I have no problem with tunnel vision. I respect people who have a goal and go about attaining it. I honor motivated and ambitious people.
What I don't honor, though, is achievement at any price. So what if you make it to the top of Everest but at the expense of your own self-respect? How can you live with yourself after that?
I admit, I did not finish reading Into Thin Air. I had to close the book. I had to put it away. The actions and inactions of Krakauer and his climbing mates made me thoroughly sick.
Climbers are notorious for being self-centered. How else could they focus so narrowly on their climbing ambitions? I know this because I know climbers. I love the mountains and I spent a whole month once in Nepal, trekking through the Himalayas.
On Everest, that single-minded nature is taken to the nth degree. Each man is on his own. No one helps the other. They are each focused on summitting, and once attained, they are focused on a safe withdrawal down the mountain.
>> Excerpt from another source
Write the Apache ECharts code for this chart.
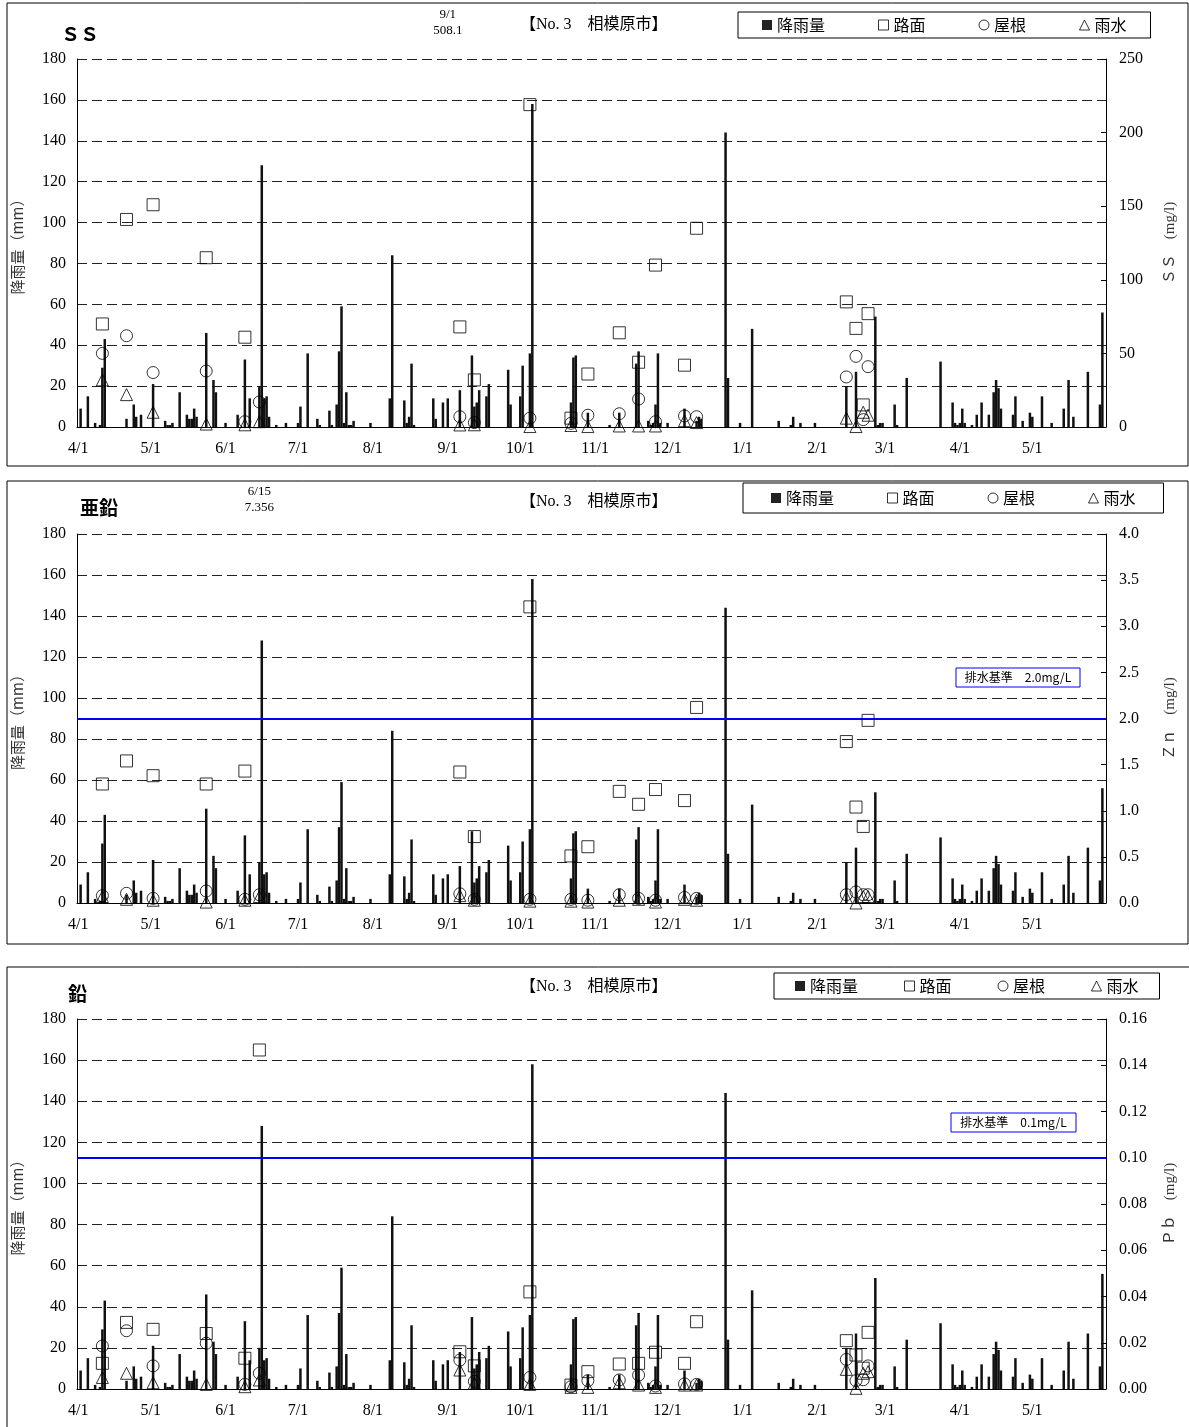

After all, they've each paid about $50,000 for the privilege of joining a "team" for the chance to make it to the top.
The images of sick and very slowly dying climbers, sitting in the snow on the slope and simply left for dead, with healthy climbers just walking on by, well, it just makes me sick. How could you just walk on by a dying person like that? What kind of self-centered sicko are you?
As I've said before, there's something about Krakauer that rubs me the wrong way.